To complement Adam Saltz's nice answer (+1 BTW): cohomology theories give a way of proving that certain sequences are exact---for instance, of proving that certain maps are surjective (i.e., solving certain equations) or injective. More specifically, and towards your question "What does it bring to the studies involved?", given an exact sequence in an abelian category
$$0 \rightarrow A_1 \rightarrow A_2 \rightarrow A_3 \rightarrow 0$$ and and a left exact functor $F$ (simple example: take the abelian category to be $kG$-modules, where $G$ is a $p$-group and the field $k$ has characteristic $p$, and take $F$ to be the functor of $G$-fixed points), one wants to know under what circumstances the induced map $F(A_2) \rightarrow F(A_3)$ is surjective. Tautologically, cohomology gives a sufficient condition: it's enough to check that the first derived functor on $A_1$ vanishes: $R^1 F (A_1)=0$. This may seem like no real gain.
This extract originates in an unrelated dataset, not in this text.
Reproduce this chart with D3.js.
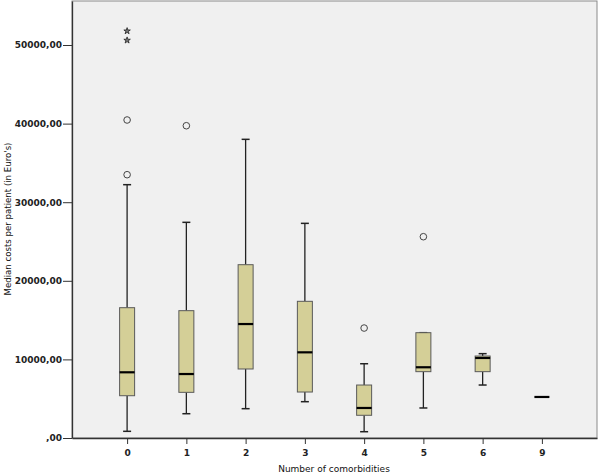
<!DOCTYPE html>
<html><head><meta charset="utf-8">
<script src="https://cdn.jsdelivr.net/npm/d3@7"></script>
<style>body{margin:0;background:#fff}svg{display:block}text{font-family:"DejaVu Sans",Verdana,sans-serif}</style>
</head><body><svg id="c" width="600" height="475"></svg>
<script>
const categories = ["0","1","2","3","4","5","6","9"];
const whiskerLow  = [850, 3090, 3730, 4620, 800, 3820, 6740, 5220];
const q1          = [5380, 5810, 8780, 5850, 2890, 8440, 8440, 5220];
const medians     = [8360, 8140, 14500, 10900, 3820, 9000, 10180, 5220];
const q3          = [16580, 16200, 22050, 17390, 6740, 13400, 10430, 5220];
const whiskerHigh = [32230, 27440, 38000, 27310, 9450, 13400, 10730, 5220];
const outlierCircles = [["0",33500],["0",40460],["1",39730],["4",13990],["5",25610]];
const outlierStars   = [["0",50600],["0",51780]];
const yTicks = [0,10000,20000,30000,40000,50000];

const svg = d3.select("#c");
const L=72, R=597, T=1, B=438;
const x = d3.scalePoint().domain(categories).range([L,R]).padding(0.93);
const y = d3.scaleLinear().domain([0,55600]).range([B,T]);
const fmt = v => v===0 ? ",00" : v + ",00";

svg.append("rect").attr("x",L).attr("y",T).attr("width",R-L).attr("height",B-T)
  .attr("fill","#f0f0f0").attr("stroke","#8a8a8a").attr("stroke-width",1);

const boxW = 15, capW = 8;
const g = svg.append("g");
categories.forEach((c,i)=>{
  const cx = x(c);
  const single = q1[i]===q3[i];
  if(!single){
    g.append("line").attr("x1",cx).attr("x2",cx).attr("y1",y(whiskerLow[i])).attr("y2",y(q1[i])).attr("stroke","#222").attr("stroke-width",1.3);
    g.append("line").attr("x1",cx).attr("x2",cx).attr("y1",y(q3[i])).attr("y2",y(whiskerHigh[i])).attr("stroke","#222").attr("stroke-width",1.3);
    g.append("line").attr("x1",cx-capW/2).attr("x2",cx+capW/2).attr("y1",y(whiskerLow[i])).attr("y2",y(whiskerLow[i])).attr("stroke","#222").attr("stroke-width",1.5);
    g.append("line").attr("x1",cx-capW/2).attr("x2",cx+capW/2).attr("y1",y(whiskerHigh[i])).attr("y2",y(whiskerHigh[i])).attr("stroke","#222").attr("stroke-width",1.5);
    g.append("rect").attr("x",cx-boxW/2).attr("width",boxW).attr("y",y(q3[i])).attr("height",y(q1[i])-y(q3[i]))
      .attr("fill","#d4cf97").attr("stroke","#5a5a5a").attr("stroke-width",1);
  }
  g.append("line").attr("x1",cx-boxW/2).attr("x2",cx+boxW/2).attr("y1",y(medians[i])).attr("y2",y(medians[i])).attr("stroke","#000").attr("stroke-width",2.2);
});
outlierCircles.forEach(([c,v])=>{
  g.append("circle").attr("cx",x(c)).attr("cy",y(v)).attr("r",3.3).attr("fill","none").attr("stroke","#444").attr("stroke-width",1);
});
const star = d3.symbol().type(d3.symbolStar).size(13);
outlierStars.forEach(([c,v])=>{
  g.append("path").attr("d",star).attr("transform",`translate(${x(c)},${y(v)})`).attr("fill","#777").attr("stroke","#222").attr("stroke-width",0.8);
});

const yAxis = d3.axisLeft(y).tickValues(yTicks).tickFormat(fmt).tickSize(9).tickSizeOuter(0);
const ya = svg.append("g").attr("transform",`translate(${L},0)`).call(yAxis);
ya.select(".domain").attr("stroke","#333").attr("stroke-width",1.3);
ya.selectAll(".tick line").attr("stroke","#333");
ya.selectAll(".tick text").attr("font-size",9).attr("font-weight","bold").attr("fill","#222").attr("x",-10).attr("font-family","DejaVu Sans");

const xAxis = d3.axisBottom(x).tickSize(6).tickSizeOuter(0);
const xa = svg.append("g").attr("transform",`translate(0,${B})`).call(xAxis);
xa.select(".domain").attr("stroke","#333").attr("stroke-width",1.3);
xa.selectAll(".tick line").attr("stroke","#333");
xa.selectAll(".tick text").attr("font-size",9).attr("font-weight","bold").attr("fill","#222").attr("dy","0.95em").attr("y",9).attr("font-family","DejaVu Sans");

svg.append("text").attr("x",334).attr("y",472).attr("text-anchor","middle").attr("font-size",9).attr("fill","#111").text("Number of comorbidities");
svg.append("text").attr("transform","translate(11,219) rotate(-90)").attr("text-anchor","middle").attr("font-size",8.6).attr("fill","#111").text("Median costs per patient (in Euro's)");
</script></body></html>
However, one thing that the cohomological machinery provides is a new technique for proving this: try to show, by descending induction, that all the higher cohomology groups $R^i F(A_1)=0$ (here, you need some kind of vanishing theorem that shows they are zero for $i$ large enough, and then you can try to use all the long exact sequences and things like the 5 lemma and its relatives).
A good example of this type of argument to keep in mind is Grothendieck's proof of Zariski's main theorem, e.g. as reproduced in Hartshorne's algebraic geometry book: see the theorem on formal functions and its corollaries.